Protect Yourself from Cryptocurrency Scams

August 03, 2023

Cryptocurrency is growing in popularity for both investors and fraudsters.

According to the FBI, Cryptocurrency scams totaled $3.93 billion in 2023, an increase of 53% over 2022.

What Is a Cryptocurrency Investment Scam?

A cryptocurrency scam involves the payment or investment in Bitcoin, Ethereum or another digital currency to a fraudster based on false guarantees of high investment returns.

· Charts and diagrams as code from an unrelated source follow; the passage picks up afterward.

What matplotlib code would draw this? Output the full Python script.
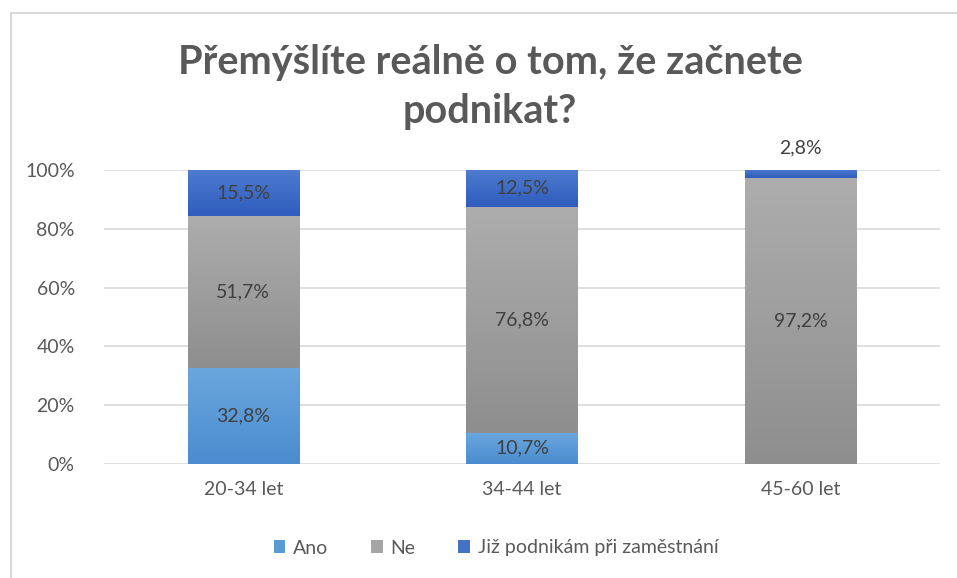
import matplotlib.pyplot as plt
import numpy as np
from matplotlib.colors import LinearSegmentedColormap
from matplotlib.ticker import PercentFormatter
from matplotlib.patches import Rectangle

categories = ['20-34 let', '34-44 let', '45-60 let']
series_names = ['Ano', 'Ne', 'Již podnikám při zaměstnání']
ano = [32.8, 10.7, 0.0]
ne = [51.7, 76.8, 97.2]
jiz = [15.5, 12.5, 2.8]
series_values = [ano, ne, jiz]

# gradient colours (top, bottom) and legend colour per series
grad = [('#6ba7de', '#4a8ccf'), ('#adadad', '#8e8e8e'), ('#4d7bcf', '#2f5cbd')]
legend_cols = ['#5b9bd5', '#a5a5a5', '#4472c4']

plt.rcParams['font.family'] = ['Lato', 'DejaVu Sans']

fig = plt.figure(figsize=(9.57, 5.78), dpi=100)
ax = fig.add_axes([104 / 957, 1 - 464 / 578, 836 / 957, 294 / 578])

# chart border (Excel-style)
fig.patches.append(Rectangle((11 / 957, -0.1), 1.2, 1 - 13 / 578 + 0.1,
                             transform=fig.transFigure, fill=False,
                             edgecolor='#d9d9d9', linewidth=1.5))

x = np.arange(len(categories))
width = 0.4
bottom = np.zeros(len(categories))
grad_img = np.linspace(1, 0, 256).reshape(-1, 1)
for name, vals, (top_c, bot_c), lc in zip(series_names, series_values, grad, legend_cols):
    vals = np.array(vals)
    bars = ax.bar(x, vals, width, bottom=bottom, color=lc, label=name,
                  edgecolor='none', zorder=3)
    cmap = LinearSegmentedColormap.from_list(name, [bot_c, top_c])
    for b, v in zip(bars, vals):
        if v <= 0:
            continue
        x0, y0 = b.get_x(), b.get_y()
        im = ax.imshow(grad_img, cmap=cmap, aspect='auto', zorder=4,
                       extent=[x0, x0 + b.get_width(), y0, y0 + b.get_height()])
        im.set_clip_path(b)
    for xi, v, b0 in zip(x, vals, bottom):
        if v <= 0:
            continue
        if v < 5:
            ax.text(xi, b0 + v + 4.5, f'{v:.1f}%'.replace('.', ','), ha='center',
                    va='bottom', fontsize=14, color='#404040', zorder=6)
        else:
            ax.text(xi, b0 + v / 2, f'{v:.1f}%'.replace('.', ','), ha='center',
                    va='center', fontsize=14, color='#404040', zorder=6)
    bottom += vals

ax.set_xlim(-0.5, 2.5)
ax.set_ylim(0, 100)
ax.set_yticks(range(0, 101, 20))
ax.yaxis.set_major_formatter(PercentFormatter(decimals=0))
ax.set_xticks(x)
ax.set_xticklabels(categories)
ax.tick_params(axis='both', length=0, labelsize=14, colors='#595959')
ax.tick_params(axis='y', pad=21)
ax.tick_params(axis='x', pad=12)
ax.grid(axis='y', color='#d9d9d9', linewidth=1.2, zorder=0)
ax.set_axisbelow(True)
for s in ax.spines.values():
    s.set_visible(False)

fig.text(490 / 957, 1 - 87 / 578, 'Přemýšlíte reálně o tom, že začnete\npodnikat?',
         ha='center', va='center', fontsize=28.5, fontweight='bold',
         color='#595959', linespacing=1.42)

fig.legend(loc='center', bbox_to_anchor=(496 / 957, 1 - 548 / 578), ncol=3,
           frameon=False, fontsize=14, labelcolor='#595959',
           handlelength=0.6, handleheight=0.6, handletextpad=0.4,
           columnspacing=2.2)

fig.savefig('out.png', dpi=100)
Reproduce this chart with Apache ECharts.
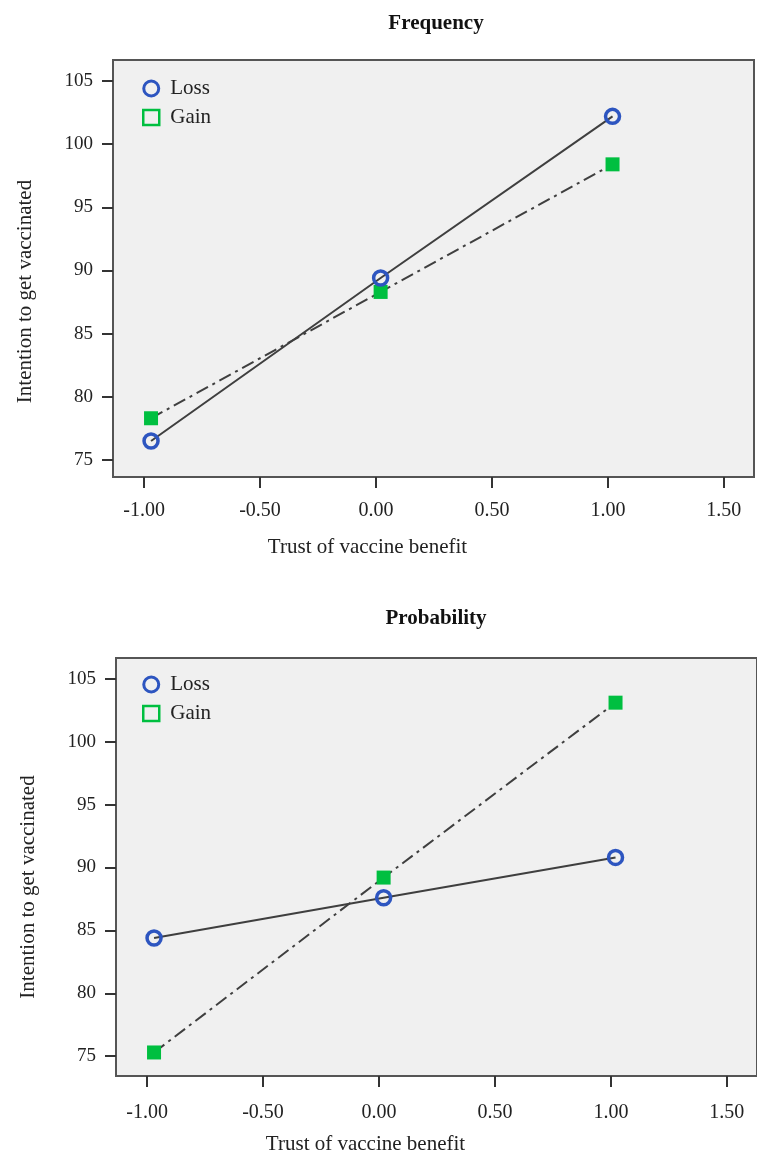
<!DOCTYPE html>
<html>
<head>
<meta charset="utf-8">
<script src="https://cdn.jsdelivr.net/npm/echarts@6/dist/echarts.min.js"></script>
<style>
  html, body { margin: 0; padding: 0; background: #fff; }
  #chart { width: 757px; height: 1156px; }
</style>
</head>
<body>
<div id="chart"></div>
<script>
// trust of vaccine benefit (centred), same x for both panels
const trustX = [-0.97, 0.02, 1.02];

// Frequency panel
const freqLoss = [76.5, 89.4, 102.2];
const freqGain = [78.3, 88.3, 98.4];

// Probability panel
const probLoss = [84.4, 87.6, 90.8];
const probGain = [75.3, 89.2, 103.1];

const xTicks = [-1, -0.5, 0, 0.5, 1, 1.5];
const yTicks = [75, 80, 85, 90, 95, 100, 105];

const serif = 'Liberation Serif';
const lossColor = '#2d55c0';
const gainColor = '#00bf40';
const lineColor = '#3f3f3f';

function pairs(ys) {
  return trustX.map((x, i) => [x, ys[i]]);
}

function xAxisFor(gridIndex, namePad, nameGap, labelMargin) {
  return {
    type: 'value', gridIndex: gridIndex, position: 'bottom',
    min: -1.134, max: 1.63,
    name: 'Trust of vaccine benefit',
    nameLocation: 'middle', nameGap: nameGap,
    nameTextStyle: { fontFamily: serif, fontSize: 21, color: '#222', padding: [0, namePad, 0, 0] },
    axisLine: { show: false, onZero: false },
    axisTick: { show: true, customValues: xTicks, length: 11, lineStyle: { color: '#333', width: 2 } },
    axisLabel: {
      customValues: xTicks, margin: labelMargin,
      fontFamily: serif, fontSize: 20, color: '#222',
      formatter: v => v.toFixed(2)
    },
    splitLine: { show: false }
  };
}

function yAxisFor(gridIndex, yMin, yMax, namePad) {
  return {
    type: 'value', gridIndex: gridIndex, position: 'left',
    min: yMin, max: yMax,
    name: 'Intention to get vaccinated',
    nameLocation: 'middle', nameGap: 77, nameRotate: 90,
    nameTextStyle: { fontFamily: serif, fontSize: 21, color: '#222', padding: [0, namePad, 0, 0] },
    axisLine: { show: false, onZero: false },
    axisTick: { show: true, customValues: yTicks, length: 11, lineStyle: { color: '#333', width: 2 } },
    axisLabel: { customValues: yTicks, margin: 20, fontFamily: serif, fontSize: 19, color: '#222' },
    splitLine: { show: false }
  };
}

function legendFor(top) {
  return {
    orient: 'vertical', left: 142, top: top, padding: 0,
    itemWidth: 16, itemHeight: 15, itemGap: 8,
    textStyle: { fontFamily: serif, fontSize: 21, color: '#222', padding: [0, 0, 0, 6] },
    data: [
      { name: 'Loss', icon: 'circle', itemStyle: { color: 'rgba(0,0,0,0)', borderColor: lossColor, borderWidth: 3 } },
      { name: 'Gain', icon: 'rect', itemStyle: { color: 'rgba(0,0,0,0)', borderColor: gainColor, borderWidth: 2.5 } }
    ]
  };
}

function lossSeries(idx, data) {
  return {
    name: 'Loss', type: 'line', xAxisIndex: idx, yAxisIndex: idx,
    data: pairs(data),
    symbol: 'circle', symbolSize: 14,
    itemStyle: { color: 'rgba(0,0,0,0)', borderColor: lossColor, borderWidth: 3.5 },
    lineStyle: { color: lineColor, width: 2 },
    z: 3
  };
}

function gainSeries(idx, data) {
  return {
    name: 'Gain', type: 'line', xAxisIndex: idx, yAxisIndex: idx,
    data: pairs(data),
    symbol: 'rect', symbolSize: 14,
    itemStyle: { color: gainColor },
    lineStyle: { color: lineColor, width: 2, type: [13, 5, 3, 5] },
    z: 2
  };
}

const chart = echarts.init(document.getElementById('chart'));
chart.setOption({
  animation: false,
  backgroundColor: '#ffffff',
  title: [
    { text: 'Frequency', left: 431, top: 8, textAlign: 'center',
      textStyle: { fontFamily: serif, fontSize: 21, fontWeight: 'bold', color: '#111' } },
    { text: 'Probability', left: 431, top: 603, textAlign: 'center',
      textStyle: { fontFamily: serif, fontSize: 21, fontWeight: 'bold', color: '#111' } }
  ],
  legend: [legendFor(78), legendFor(674)],
  grid: [
    { left: 113, top: 60, width: 641, height: 417, show: true,
      backgroundColor: '#f0f0f0', borderColor: '#555', borderWidth: 2 },
    { left: 116, top: 658, width: 643, height: 422, show: true,
      backgroundColor: '#f0f0f0', borderColor: '#555', borderWidth: 2 }
  ],
  xAxis: [xAxisFor(0, 132, 60, 24), xAxisFor(1, 142, 58, 27)],
  yAxis: [yAxisFor(0, 73.65, 106.66, 46), yAxisFor(1, 73.43, 106.65, 40)],
  series: [
    gainSeries(0, freqGain),
    lossSeries(0, freqLoss),
    gainSeries(1, probGain),
    lossSeries(1, probLoss)
  ]
});
</script>
</body>
</html>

Three Cryptocurrency Investment Scam Scenarios

Fraudsters succeed when investors are unaware of their tactics. Here are the things to look out for:

  • Unsolicited job postings land in your email inbox, social media direct messaging system or arrive via text message recruiting cryptocurrency investors. The information you provide during the job application process is an attempt to steal your identity. You may even have to pay an application fee via Bitcoin.
  • Advertisements from fake investment managers guarantee high returns in a short timeframe. These bogus online ads and social media posts tempt readers by promising financial freedom with little effort. They claim all you need to do is give them your digital assets so they can help them grow. But when you log in to your investment account the scammer opened, you find you can't make a withdrawal without paying a hefty fee.
  • Pay-to-play Ponzi schemes require cryptocurrency payments before you're granted permission to recruit others into an investment program. Scammers claim you'll earn recruitment rewards in the form of cryptocurrency for referrals to the program.

Crooks may combine several aspects of each scheme to lure their victims.

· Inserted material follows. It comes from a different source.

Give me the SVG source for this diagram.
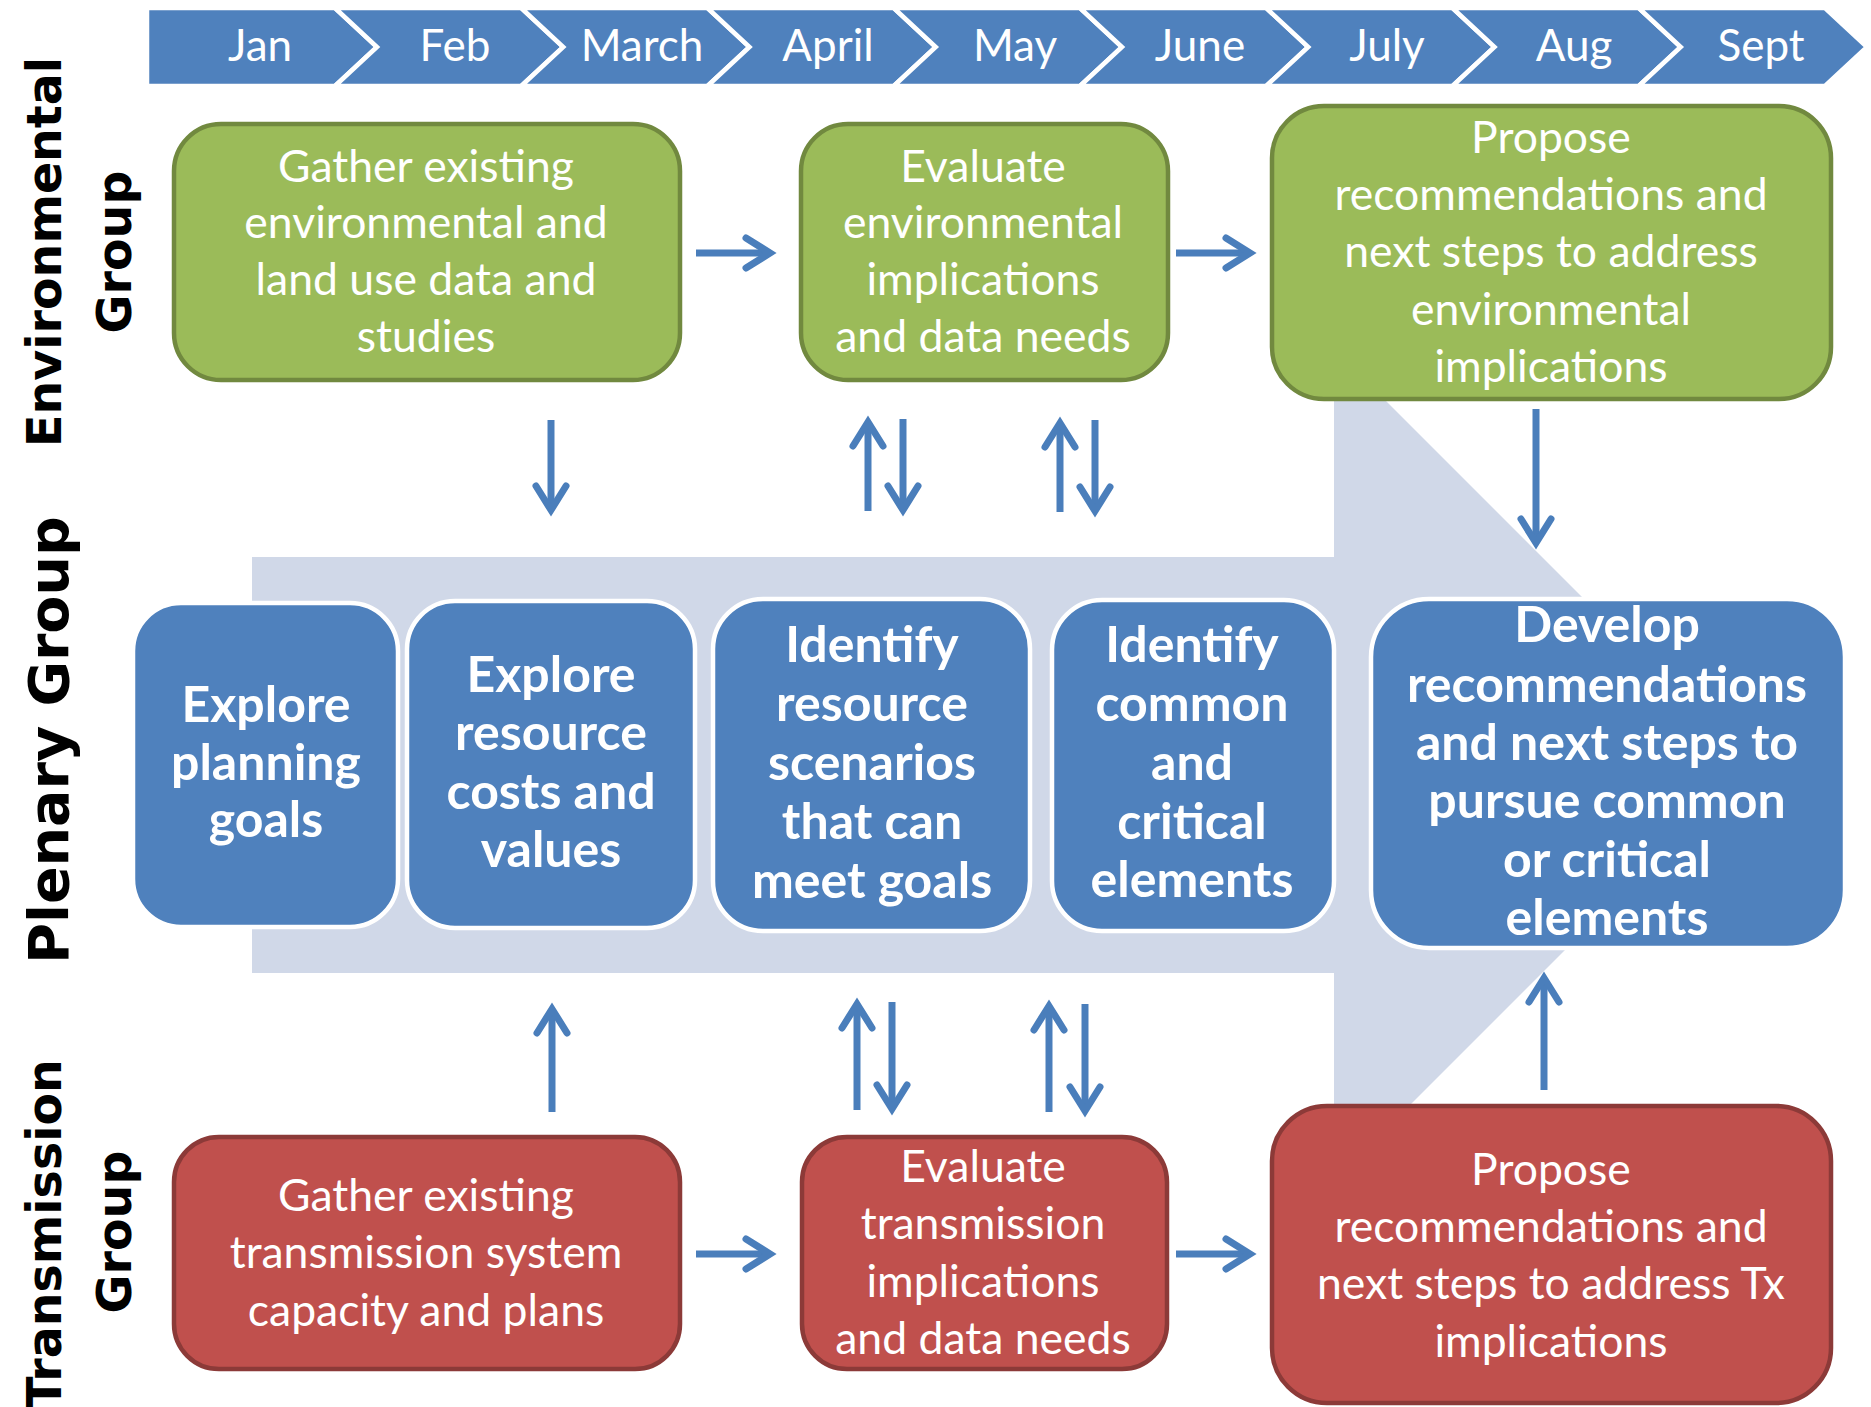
<svg xmlns="http://www.w3.org/2000/svg" width="1871" height="1407" viewBox="0 0 1871 1407">
<style>
.chev{fill:#4F81BD;stroke:#FFFFFF;stroke-width:4.5;stroke-linejoin:miter}
.mon{font-family:Lato,"Liberation Sans",sans-serif;font-size:44px;fill:#FFFFFF;text-anchor:middle}
.env{fill:#9BBB59;stroke:#71893F;stroke-width:4.5}
.tx{fill:#C0504D;stroke:#8C3A38;stroke-width:4.5}
.pl{fill:#4F81BD;stroke:#FFFFFF;stroke-width:4.5}
.lt{font-family:Lato,"Liberation Sans",sans-serif;font-size:44.5px;fill:#FFFFFF;text-anchor:middle}
.bt{font-family:Lato,"Liberation Sans",sans-serif;font-size:50px;font-weight:bold;fill:#FFFFFF;text-anchor:middle}
.lab{font-family:"DejaVu Sans",Verdana,sans-serif;font-weight:bold;fill:#000000;text-anchor:middle}
.arr{stroke:#4A7EBB;stroke-width:7;fill:none;marker-end:url(#ah)}
</style>
<defs>
<marker id="ah" markerUnits="userSpaceOnUse" markerWidth="60" markerHeight="60" refX="-8" refY="0" orient="auto" overflow="visible">
<path d="M-30,-15 L-6,0 L-30,15" fill="none" stroke="#4A7EBB" stroke-width="7" stroke-linecap="round" stroke-linejoin="miter"/>
</marker>
</defs>
<rect x="0" y="0" width="1871" height="1407" fill="#FFFFFF"/>

<g id="timeline">
<polygon class="chev" points="147,8 335,8 377,47 335,86 147,86"/>
<polygon class="chev" points="335,8 521.25,8 563.25,47 521.25,86 335,86 377,47"/>
<polygon class="chev" points="521.25,8 707.5,8 749.5,47 707.5,86 521.25,86 563.25,47"/>
<polygon class="chev" points="707.5,8 893.75,8 935.75,47 893.75,86 707.5,86 749.5,47"/>
<polygon class="chev" points="893.75,8 1080,8 1122,47 1080,86 893.75,86 935.75,47"/>
<polygon class="chev" points="1080,8 1266.25,8 1308.25,47 1266.25,86 1080,86 1122,47"/>
<polygon class="chev" points="1266.25,8 1452.5,8 1494.5,47 1452.5,86 1266.25,86 1308.25,47"/>
<polygon class="chev" points="1452.5,8 1638.75,8 1680.75,47 1638.75,86 1452.5,86 1494.5,47"/>
<polygon class="chev" points="1638.75,8 1825,8 1867,47 1825,86 1638.75,86 1680.75,47"/>
<text class="mon" x="260" y="61">Jan</text>
<text class="mon" x="455" y="61">Feb</text>
<text class="mon" x="642" y="61">March</text>
<text class="mon" x="828" y="61">April</text>
<text class="mon" x="1015" y="61">May</text>
<text class="mon" x="1200" y="61">June</text>
<text class="mon" x="1387" y="61">July</text>
<text class="mon" x="1574" y="61">Aug</text>
<text class="mon" x="1761" y="61">Sept</text>
</g>

<g id="labels">
<text class="lab" font-size="47.5" transform="translate(61,252) rotate(-90)">Environmental</text>
<text class="lab" font-size="47.5" transform="translate(131,252) rotate(-90)">Group</text>
<text class="lab" font-size="55.5" transform="translate(68,740) rotate(-90)">Plenary Group</text>
<text class="lab" font-size="47.5" transform="translate(61,1234) rotate(-90)">Transmission</text>
<text class="lab" font-size="47.5" transform="translate(131,1232) rotate(-90)">Group</text>
</g>

<g id="plenary-band">
<polygon points="252,557 1334,557 1334,349 1750,765 1334,1181 1334,973 252,973" fill="#D0D8E8"/>
</g>

<g id="env1">
<rect class="env" x="174" y="124" width="506" height="256" rx="47"/>
<text class="lt" x="426" y="182">Gather existing</text>
<text class="lt" x="426" y="238">environmental and</text>
<text class="lt" x="426" y="295">land use data and</text>
<text class="lt" x="426" y="352">studies</text>
</g>
<g id="env2">
<rect class="env" x="801" y="124" width="367" height="256" rx="47"/>
<text class="lt" x="983" y="182">Evaluate</text>
<text class="lt" x="983" y="238">environmental</text>
<text class="lt" x="983" y="295">implications</text>
<text class="lt" x="983" y="352">and data needs</text>
</g>
<g id="env3">
<rect class="env" x="1272" y="106" width="559" height="293" rx="52"/>
<text class="lt" x="1551" y="153">Propose</text>
<text class="lt" x="1551" y="210">recommendations and</text>
<text class="lt" x="1551" y="267">next steps to address</text>
<text class="lt" x="1551" y="325">environmental</text>
<text class="lt" x="1551" y="382">implications</text>
</g>

<g id="pl1">
<rect class="pl" x="133" y="603" width="265" height="324" rx="48"/>
<text class="bt" x="266" y="722">Explore</text>
<text class="bt" x="266" y="780">planning</text>
<text class="bt" x="266" y="837">goals</text>
</g>
<g id="pl2">
<rect class="pl" x="407" y="601" width="288" height="327" rx="48"/>
<text class="bt" x="551" y="692">Explore</text>
<text class="bt" x="551" y="750">resource</text>
<text class="bt" x="551" y="809">costs and</text>
<text class="bt" x="551" y="867">values</text>
</g>
<g id="pl3">
<rect class="pl" x="713" y="599" width="317" height="332" rx="50"/>
<text class="bt" x="872" y="662">Identify</text>
<text class="bt" x="872" y="721">resource</text>
<text class="bt" x="872" y="780">scenarios</text>
<text class="bt" x="872" y="839">that can</text>
<text class="bt" x="872" y="898">meet goals</text>
</g>
<g id="pl4">
<rect class="pl" x="1052" y="600" width="282" height="331" rx="50"/>
<text class="bt" x="1192" y="662">Identify</text>
<text class="bt" x="1192" y="721">common</text>
<text class="bt" x="1192" y="780">and</text>
<text class="bt" x="1192" y="839">critical</text>
<text class="bt" x="1192" y="897">elements</text>
</g>
<g id="pl5">
<rect class="pl" x="1371" y="599" width="474" height="349" rx="58"/>
<text class="bt" x="1607" y="642">Develop</text>
<text class="bt" x="1607" y="702">recommendations</text>
<text class="bt" x="1607" y="760">and next steps to</text>
<text class="bt" x="1607" y="818">pursue common</text>
<text class="bt" x="1607" y="877">or critical</text>
<text class="bt" x="1607" y="935">elements</text>
</g>

<g id="tx1">
<rect class="tx" x="174" y="1137" width="506" height="232" rx="45"/>
<text class="lt" x="426" y="1211">Gather existing</text>
<text class="lt" x="426" y="1268">transmission system</text>
<text class="lt" x="426" y="1326">capacity and plans</text>
</g>
<g id="tx2">
<rect class="tx" x="802" y="1137" width="365" height="232" rx="45"/>
<text class="lt" x="983" y="1182">Evaluate</text>
<text class="lt" x="983" y="1239">transmission</text>
<text class="lt" x="983" y="1297">implications</text>
<text class="lt" x="983" y="1354">and data needs</text>
</g>
<g id="tx3">
<rect class="tx" x="1272" y="1106" width="559" height="297" rx="55"/>
<text class="lt" x="1551" y="1185">Propose</text>
<text class="lt" x="1551" y="1242">recommendations and</text>
<text class="lt" x="1551" y="1299">next steps to address Tx</text>
<text class="lt" x="1551" y="1357">implications</text>
</g>

<g id="connectors">
<line class="arr" x1="696" y1="253" x2="768" y2="253"/>
<line class="arr" x1="1176" y1="253" x2="1248" y2="253"/>
<line class="arr" x1="696" y1="1254" x2="768" y2="1254"/>
<line class="arr" x1="1176" y1="1254" x2="1248" y2="1254"/>
<line class="arr" x1="551" y1="420" x2="551" y2="508"/>
<line class="arr" x1="868" y1="511" x2="868" y2="424"/>
<line class="arr" x1="903" y1="419" x2="903" y2="508"/>
<line class="arr" x1="1060" y1="512" x2="1060" y2="425"/>
<line class="arr" x1="1095" y1="420" x2="1095" y2="509"/>
<line class="arr" x1="1536" y1="409" x2="1536" y2="541"/>
<line class="arr" x1="552" y1="1112" x2="552" y2="1011"/>
<line class="arr" x1="857" y1="1110" x2="857" y2="1006"/>
<line class="arr" x1="892" y1="1002" x2="892" y2="1107"/>
<line class="arr" x1="1049" y1="1112" x2="1049" y2="1008"/>
<line class="arr" x1="1085" y1="1004" x2="1085" y2="1109"/>
<line class="arr" x1="1544" y1="1090" x2="1544" y2="980"/>
</g>
</svg>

How to Spot a Cryptocurrency Investment Scam

Understand the risks of cryptocurrency before you invest your hard-earned money. Beware of cryptocurrency investments that:

  • Claim a guaranteed rate of return. The unregulated cryptocurrency market is too volatile to make such claims.
  • Are endorsed by a celebrity. Scammers often use forged testimonials.
  • Promise large amounts of cryptocurrency free in exchange for a low-effort action, like referring other investors.
  • Provide little information or direct you to unrelated third parties to answer your crypto investment questions.

As with most scams, if it sounds too good to be true, it is.

Protect Yourself from Cryptocurrency Investment Scams

You can take proactive steps to protect your investment by remembering that crooks want you to act fast based on emotion. Keep these tips in mind.

  • Do your research before investing on a virtual currency platform. Legitimate exchanges exist, but scammers are creating fake ones every day.
  • Limit your potential losses by only investing money you are willing to lose. For example, if you keep your investment below 5% of your portfolio, you're unlikely to suffer significant losses.
  • Take online and social investment tips with a grain of salt. These may be phony posts to help boost activity for a particular asset.
  • Keep your personal information private, including the passcodes required to access your virtual currency.

Remember, cryptocurrency scams are attractive to thieves because it's difficult for you to get your money back or discover their identity.

If you suspect a cryptocurrency scam, report it to the Federal Trade Commission and the cryptocurrency exchange platform you used to send the money. It could help stop thieves before they target another victim.